-- BEGIN TASK INPUTS --
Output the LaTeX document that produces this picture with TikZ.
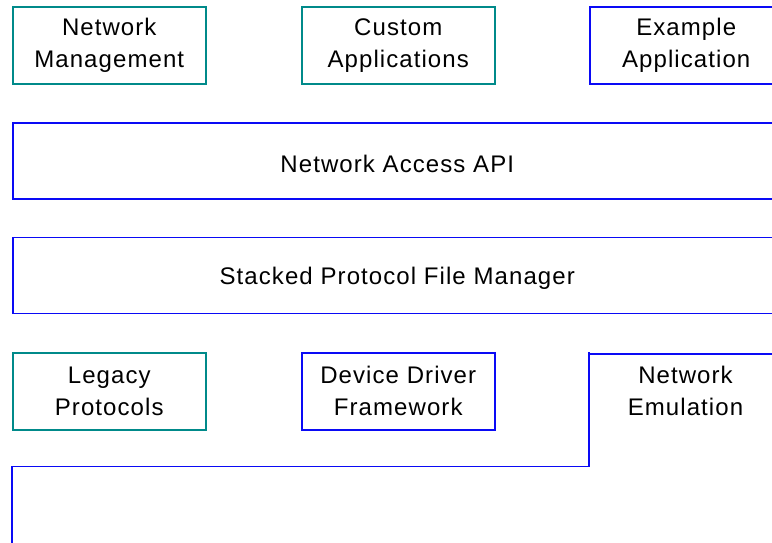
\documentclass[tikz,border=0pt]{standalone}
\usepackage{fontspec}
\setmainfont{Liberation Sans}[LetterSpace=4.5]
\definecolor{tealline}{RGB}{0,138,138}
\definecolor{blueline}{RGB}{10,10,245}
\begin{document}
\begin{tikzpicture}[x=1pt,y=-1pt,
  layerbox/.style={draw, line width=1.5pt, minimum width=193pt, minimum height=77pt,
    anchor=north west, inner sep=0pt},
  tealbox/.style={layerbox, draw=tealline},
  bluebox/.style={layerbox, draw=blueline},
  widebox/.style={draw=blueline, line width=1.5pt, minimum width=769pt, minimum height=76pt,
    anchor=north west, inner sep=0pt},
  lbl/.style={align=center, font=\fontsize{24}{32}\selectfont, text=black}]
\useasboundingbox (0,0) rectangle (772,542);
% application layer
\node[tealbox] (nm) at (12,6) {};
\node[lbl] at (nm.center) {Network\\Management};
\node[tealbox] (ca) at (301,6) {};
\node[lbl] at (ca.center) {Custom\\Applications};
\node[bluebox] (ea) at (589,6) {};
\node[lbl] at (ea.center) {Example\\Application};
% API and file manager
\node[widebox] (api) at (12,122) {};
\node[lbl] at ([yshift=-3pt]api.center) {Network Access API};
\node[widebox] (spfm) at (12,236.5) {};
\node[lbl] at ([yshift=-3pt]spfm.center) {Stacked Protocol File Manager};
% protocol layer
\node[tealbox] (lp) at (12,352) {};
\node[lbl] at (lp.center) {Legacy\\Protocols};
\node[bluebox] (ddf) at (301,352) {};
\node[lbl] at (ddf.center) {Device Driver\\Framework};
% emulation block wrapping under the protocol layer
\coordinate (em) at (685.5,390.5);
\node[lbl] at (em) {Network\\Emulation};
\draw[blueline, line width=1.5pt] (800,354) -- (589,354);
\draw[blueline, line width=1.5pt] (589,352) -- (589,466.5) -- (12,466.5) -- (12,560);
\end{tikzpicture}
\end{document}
-- END TASK INPUTS --
-- BEGIN TASK INPUTS --
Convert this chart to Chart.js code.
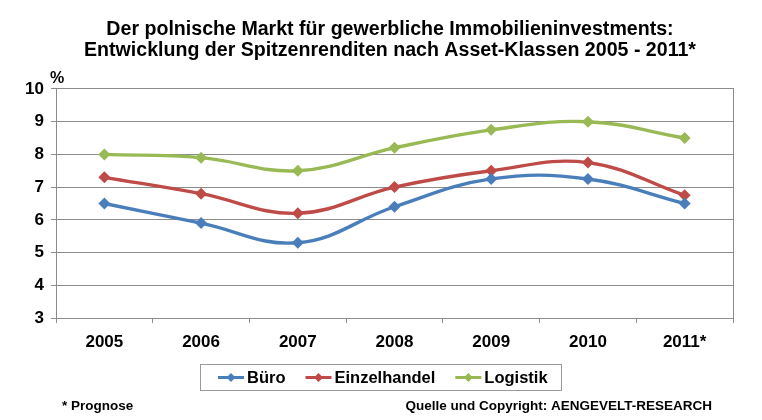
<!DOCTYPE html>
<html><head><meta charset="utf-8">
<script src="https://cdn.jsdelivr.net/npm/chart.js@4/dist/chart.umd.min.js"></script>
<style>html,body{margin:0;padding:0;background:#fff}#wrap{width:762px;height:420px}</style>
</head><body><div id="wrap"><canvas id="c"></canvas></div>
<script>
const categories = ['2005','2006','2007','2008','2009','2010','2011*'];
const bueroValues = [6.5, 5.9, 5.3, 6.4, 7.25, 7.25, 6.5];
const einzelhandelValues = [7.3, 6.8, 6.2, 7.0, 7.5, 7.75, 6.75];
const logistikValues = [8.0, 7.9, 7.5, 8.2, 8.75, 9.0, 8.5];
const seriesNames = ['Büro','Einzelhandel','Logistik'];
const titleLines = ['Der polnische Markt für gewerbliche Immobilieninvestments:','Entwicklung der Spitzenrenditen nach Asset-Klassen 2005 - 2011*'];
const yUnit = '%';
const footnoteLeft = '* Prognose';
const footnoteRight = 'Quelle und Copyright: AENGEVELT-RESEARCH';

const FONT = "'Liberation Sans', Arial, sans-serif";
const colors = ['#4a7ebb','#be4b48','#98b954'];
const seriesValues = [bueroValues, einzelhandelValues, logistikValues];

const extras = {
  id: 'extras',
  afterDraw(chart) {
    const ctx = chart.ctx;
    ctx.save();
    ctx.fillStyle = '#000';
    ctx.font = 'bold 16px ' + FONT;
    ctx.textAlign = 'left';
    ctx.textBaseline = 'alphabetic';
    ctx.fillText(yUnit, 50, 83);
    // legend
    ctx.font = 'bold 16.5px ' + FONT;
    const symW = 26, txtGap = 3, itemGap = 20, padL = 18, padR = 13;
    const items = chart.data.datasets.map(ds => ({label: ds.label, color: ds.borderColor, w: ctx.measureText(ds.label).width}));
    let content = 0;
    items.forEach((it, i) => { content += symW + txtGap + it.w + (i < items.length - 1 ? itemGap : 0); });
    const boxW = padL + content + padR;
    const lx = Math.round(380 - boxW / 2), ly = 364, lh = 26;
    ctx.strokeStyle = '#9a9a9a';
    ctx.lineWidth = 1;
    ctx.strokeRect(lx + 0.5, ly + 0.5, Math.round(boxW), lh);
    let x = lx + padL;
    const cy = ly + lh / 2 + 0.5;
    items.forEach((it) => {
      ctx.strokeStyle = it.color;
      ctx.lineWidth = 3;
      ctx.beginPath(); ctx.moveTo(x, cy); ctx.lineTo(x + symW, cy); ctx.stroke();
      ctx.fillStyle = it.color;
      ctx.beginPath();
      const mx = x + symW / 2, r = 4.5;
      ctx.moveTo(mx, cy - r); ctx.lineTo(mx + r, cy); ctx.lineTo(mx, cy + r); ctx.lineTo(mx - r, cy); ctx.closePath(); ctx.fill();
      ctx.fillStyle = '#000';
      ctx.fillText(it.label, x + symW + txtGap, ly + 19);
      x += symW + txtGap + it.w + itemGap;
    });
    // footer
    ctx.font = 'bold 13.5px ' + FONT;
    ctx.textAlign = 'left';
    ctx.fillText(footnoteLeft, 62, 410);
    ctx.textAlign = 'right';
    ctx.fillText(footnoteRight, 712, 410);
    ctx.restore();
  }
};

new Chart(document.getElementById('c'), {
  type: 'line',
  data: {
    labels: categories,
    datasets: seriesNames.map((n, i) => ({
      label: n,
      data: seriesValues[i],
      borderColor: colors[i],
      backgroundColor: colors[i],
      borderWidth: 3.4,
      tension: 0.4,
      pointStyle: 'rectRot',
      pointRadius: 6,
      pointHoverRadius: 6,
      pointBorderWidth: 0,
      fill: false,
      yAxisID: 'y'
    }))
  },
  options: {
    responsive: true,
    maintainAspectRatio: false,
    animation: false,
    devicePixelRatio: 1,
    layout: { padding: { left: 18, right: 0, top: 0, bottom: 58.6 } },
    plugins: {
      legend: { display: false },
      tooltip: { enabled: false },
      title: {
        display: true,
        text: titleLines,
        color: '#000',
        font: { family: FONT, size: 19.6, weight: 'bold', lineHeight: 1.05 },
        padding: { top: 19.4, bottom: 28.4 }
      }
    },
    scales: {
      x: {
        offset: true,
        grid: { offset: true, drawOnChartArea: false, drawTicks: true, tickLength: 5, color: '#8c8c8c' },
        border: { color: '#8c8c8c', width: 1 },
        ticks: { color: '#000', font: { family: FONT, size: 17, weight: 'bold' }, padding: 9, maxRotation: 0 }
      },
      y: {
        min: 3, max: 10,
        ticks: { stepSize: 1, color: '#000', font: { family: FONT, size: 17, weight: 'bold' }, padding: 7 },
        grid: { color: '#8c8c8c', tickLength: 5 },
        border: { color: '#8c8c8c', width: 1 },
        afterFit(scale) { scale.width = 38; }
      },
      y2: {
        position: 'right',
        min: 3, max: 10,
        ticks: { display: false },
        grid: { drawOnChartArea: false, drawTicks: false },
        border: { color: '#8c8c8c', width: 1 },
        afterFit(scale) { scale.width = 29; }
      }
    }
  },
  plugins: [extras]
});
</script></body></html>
-- END TASK INPUTS --
# WORK INSTRUCTIONS:
Of the lines above, quote exactly those from the one with "Convert this chart to Chart.js code." through the one with "[bueroValues, einzelhandelValues, logistikValues];", ends included; pictures stay out.

# TASK ANSWER:
Convert this chart to Chart.js code.
<!DOCTYPE html>
<html><head><meta charset="utf-8">
<script src="https://cdn.jsdelivr.net/npm/chart.js@4/dist/chart.umd.min.js"></script>
<style>html,body{margin:0;padding:0;background:#fff}#wrap{width:762px;height:420px}</style>
</head><body><div id="wrap"><canvas id="c"></canvas></div>
<script>
const categories = ['2005','2006','2007','2008','2009','2010','2011*'];
const bueroValues = [6.5, 5.9, 5.3, 6.4, 7.25, 7.25, 6.5];
const einzelhandelValues = [7.3, 6.8, 6.2, 7.0, 7.5, 7.75, 6.75];
const logistikValues = [8.0, 7.9, 7.5, 8.2, 8.75, 9.0, 8.5];
const seriesNames = ['Büro','Einzelhandel','Logistik'];
const titleLines = ['Der polnische Markt für gewerbliche Immobilieninvestments:','Entwicklung der Spitzenrenditen nach Asset-Klassen 2005 - 2011*'];
const yUnit = '%';
const footnoteLeft = '* Prognose';
const footnoteRight = 'Quelle und Copyright: AENGEVELT-RESEARCH';

const FONT = "'Liberation Sans', Arial, sans-serif";
const colors = ['#4a7ebb','#be4b48','#98b954'];
const seriesValues = [bueroValues, einzelhandelValues, logistikValues];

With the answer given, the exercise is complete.